(Entries with chart source code)
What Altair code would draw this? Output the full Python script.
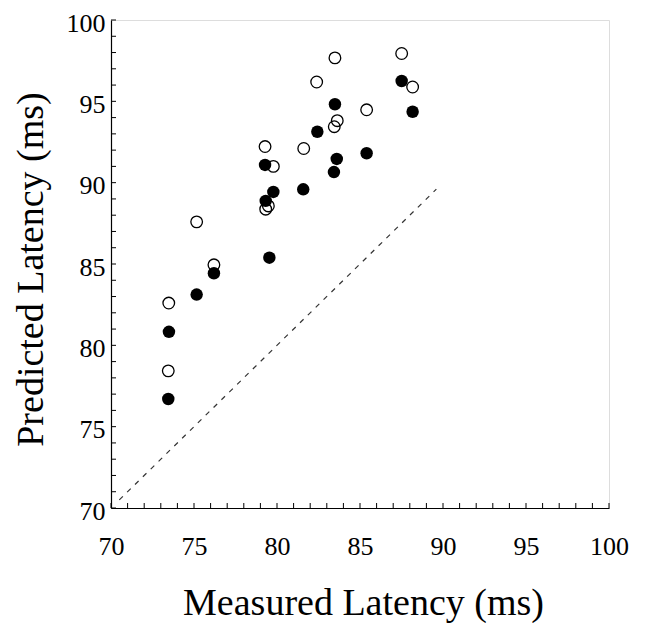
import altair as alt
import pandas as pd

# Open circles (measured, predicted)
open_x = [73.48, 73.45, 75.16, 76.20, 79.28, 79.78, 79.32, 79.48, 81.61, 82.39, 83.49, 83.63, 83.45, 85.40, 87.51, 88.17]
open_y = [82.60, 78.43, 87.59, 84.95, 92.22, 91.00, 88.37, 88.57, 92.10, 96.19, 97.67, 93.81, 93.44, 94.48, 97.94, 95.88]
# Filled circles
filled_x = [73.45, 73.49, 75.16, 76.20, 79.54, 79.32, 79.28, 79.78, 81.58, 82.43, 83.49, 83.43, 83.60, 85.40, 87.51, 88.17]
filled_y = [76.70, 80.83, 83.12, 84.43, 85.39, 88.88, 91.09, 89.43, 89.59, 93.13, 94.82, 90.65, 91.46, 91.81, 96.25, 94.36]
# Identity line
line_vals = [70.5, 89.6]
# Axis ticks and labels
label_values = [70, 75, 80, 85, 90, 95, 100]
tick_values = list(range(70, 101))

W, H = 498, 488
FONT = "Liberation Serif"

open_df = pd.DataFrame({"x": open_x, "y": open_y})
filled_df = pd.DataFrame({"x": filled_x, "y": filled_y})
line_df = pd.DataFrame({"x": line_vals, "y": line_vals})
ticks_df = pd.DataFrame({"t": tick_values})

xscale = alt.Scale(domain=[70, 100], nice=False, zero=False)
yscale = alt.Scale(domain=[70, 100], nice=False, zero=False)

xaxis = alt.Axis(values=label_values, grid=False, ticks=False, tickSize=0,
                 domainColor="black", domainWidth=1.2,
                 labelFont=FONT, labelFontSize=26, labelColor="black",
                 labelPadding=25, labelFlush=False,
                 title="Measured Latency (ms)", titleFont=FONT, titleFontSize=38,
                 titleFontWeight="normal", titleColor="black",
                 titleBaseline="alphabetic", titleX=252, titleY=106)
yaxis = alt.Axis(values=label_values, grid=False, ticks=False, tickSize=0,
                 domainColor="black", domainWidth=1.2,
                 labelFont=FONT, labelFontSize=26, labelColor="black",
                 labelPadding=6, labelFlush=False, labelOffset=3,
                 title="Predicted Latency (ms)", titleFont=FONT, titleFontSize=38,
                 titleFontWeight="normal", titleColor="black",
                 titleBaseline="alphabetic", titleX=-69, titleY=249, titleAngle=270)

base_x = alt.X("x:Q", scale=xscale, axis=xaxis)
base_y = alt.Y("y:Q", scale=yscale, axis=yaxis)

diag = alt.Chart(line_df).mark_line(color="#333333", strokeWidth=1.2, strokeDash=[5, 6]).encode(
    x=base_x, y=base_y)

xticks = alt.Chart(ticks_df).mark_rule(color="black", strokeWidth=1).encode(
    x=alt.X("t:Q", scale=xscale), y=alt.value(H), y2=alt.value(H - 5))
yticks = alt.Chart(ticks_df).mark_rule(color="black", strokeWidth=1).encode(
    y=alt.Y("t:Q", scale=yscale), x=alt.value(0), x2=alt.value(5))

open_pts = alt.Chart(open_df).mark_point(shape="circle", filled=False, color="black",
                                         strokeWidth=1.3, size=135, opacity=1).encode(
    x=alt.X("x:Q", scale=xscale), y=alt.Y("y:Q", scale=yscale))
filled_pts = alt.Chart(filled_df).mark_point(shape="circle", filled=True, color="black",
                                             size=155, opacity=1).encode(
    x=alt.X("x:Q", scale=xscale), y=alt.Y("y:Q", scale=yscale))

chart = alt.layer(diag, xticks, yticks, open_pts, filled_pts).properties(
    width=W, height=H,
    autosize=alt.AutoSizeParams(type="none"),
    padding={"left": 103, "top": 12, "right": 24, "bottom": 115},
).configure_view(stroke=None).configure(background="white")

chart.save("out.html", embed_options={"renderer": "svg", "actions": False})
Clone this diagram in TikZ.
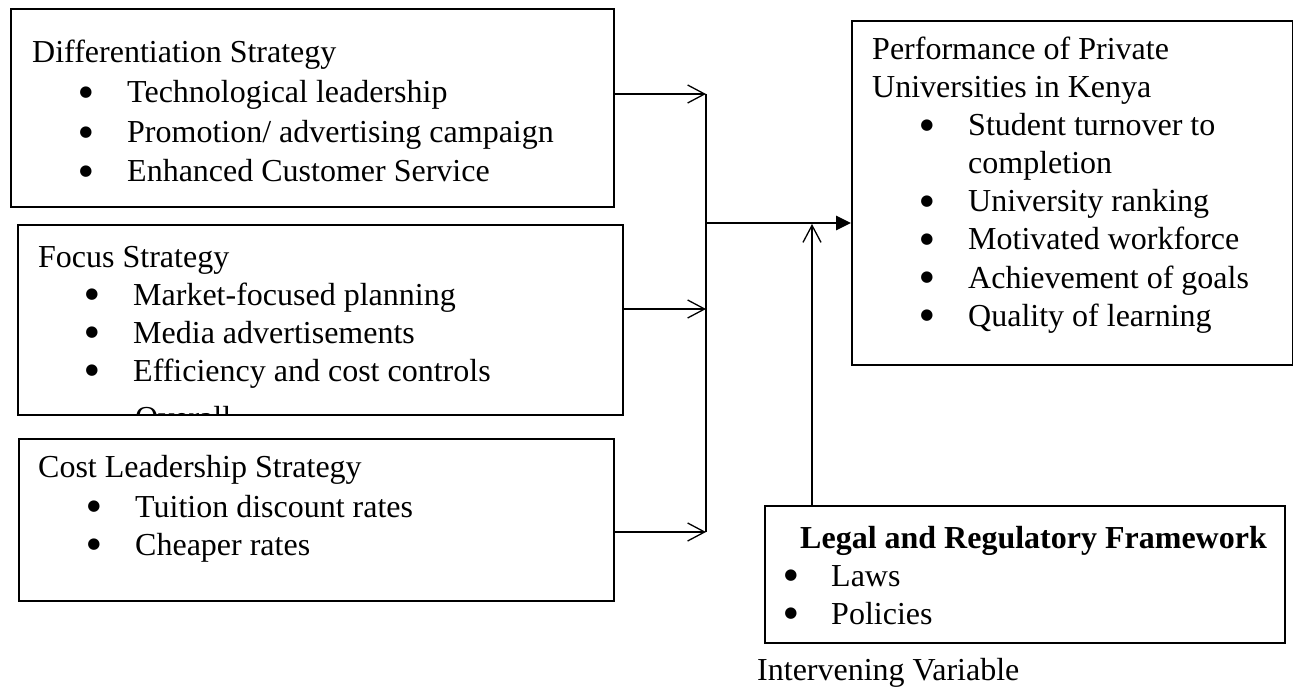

*AIM OF THE TASK*.
Return the whole listing, word for word, and leave out every picture.

*CORRECT OUTPUT*.
What Altair code would draw this? Output the full Python script.
import altair as alt
import pandas as pd

# Open circles (measured, predicted)
open_x = [73.48, 73.45, 75.16, 76.20, 79.28, 79.78, 79.32, 79.48, 81.61, 82.39, 83.49, 83.63, 83.45, 85.40, 87.51, 88.17]
open_y = [82.60, 78.43, 87.59, 84.95, 92.22, 91.00, 88.37, 88.57, 92.10, 96.19, 97.67, 93.81, 93.44, 94.48, 97.94, 95.88]
# Filled circles
filled_x = [73.45, 73.49, 75.16, 76.20, 79.54, 79.32, 79.28, 79.78, 81.58, 82.43, 83.49, 83.43, 83.60, 85.40, 87.51, 88.17]
filled_y = [76.70, 80.83, 83.12, 84.43, 85.39, 88.88, 91.09, 89.43, 89.59, 93.13, 94.82, 90.65, 91.46, 91.81, 96.25, 94.36]
# Identity line
line_vals = [70.5, 89.6]
# Axis ticks and labels
label_values = [70, 75, 80, 85, 90, 95, 100]
tick_values = list(range(70, 101))

W, H = 498, 488
FONT = "Liberation Serif"

open_df = pd.DataFrame({"x": open_x, "y": open_y})
filled_df = pd.DataFrame({"x": filled_x, "y": filled_y})
line_df = pd.DataFrame({"x": line_vals, "y": line_vals})
ticks_df = pd.DataFrame({"t": tick_values})

xscale = alt.Scale(domain=[70, 100], nice=False, zero=False)
yscale = alt.Scale(domain=[70, 100], nice=False, zero=False)

xaxis = alt.Axis(values=label_values, grid=False, ticks=False, tickSize=0,
                 domainColor="black", domainWidth=1.2,
                 labelFont=FONT, labelFontSize=26, labelColor="black",
                 labelPadding=25, labelFlush=False,
                 title="Measured Latency (ms)", titleFont=FONT, titleFontSize=38,
                 titleFontWeight="normal", titleColor="black",
                 titleBaseline="alphabetic", titleX=252, titleY=106)
yaxis = alt.Axis(values=label_values, grid=False, ticks=False, tickSize=0,
                 domainColor="black", domainWidth=1.2,
                 labelFont=FONT, labelFontSize=26, labelColor="black",
                 labelPadding=6, labelFlush=False, labelOffset=3,
                 title="Predicted Latency (ms)", titleFont=FONT, titleFontSize=38,
                 titleFontWeight="normal", titleColor="black",
                 titleBaseline="alphabetic", titleX=-69, titleY=249, titleAngle=270)

base_x = alt.X("x:Q", scale=xscale, axis=xaxis)
base_y = alt.Y("y:Q", scale=yscale, axis=yaxis)

diag = alt.Chart(line_df).mark_line(color="#333333", strokeWidth=1.2, strokeDash=[5, 6]).encode(
    x=base_x, y=base_y)

xticks = alt.Chart(ticks_df).mark_rule(color="black", strokeWidth=1).encode(
    x=alt.X("t:Q", scale=xscale), y=alt.value(H), y2=alt.value(H - 5))
yticks = alt.Chart(ticks_df).mark_rule(color="black", strokeWidth=1).encode(
    y=alt.Y("t:Q", scale=yscale), x=alt.value(0), x2=alt.value(5))

open_pts = alt.Chart(open_df).mark_point(shape="circle", filled=False, color="black",
                                         strokeWidth=1.3, size=135, opacity=1).encode(
    x=alt.X("x:Q", scale=xscale), y=alt.Y("y:Q", scale=yscale))
filled_pts = alt.Chart(filled_df).mark_point(shape="circle", filled=True, color="black",
                                             size=155, opacity=1).encode(
    x=alt.X("x:Q", scale=xscale), y=alt.Y("y:Q", scale=yscale))

chart = alt.layer(diag, xticks, yticks, open_pts, filled_pts).properties(
    width=W, height=H,
    autosize=alt.AutoSizeParams(type="none"),
    padding={"left": 103, "top": 12, "right": 24, "bottom": 115},
).configure_view(stroke=None).configure(background="white")

chart.save("out.html", embed_options={"renderer": "svg", "actions": False})
Clone this diagram in TikZ.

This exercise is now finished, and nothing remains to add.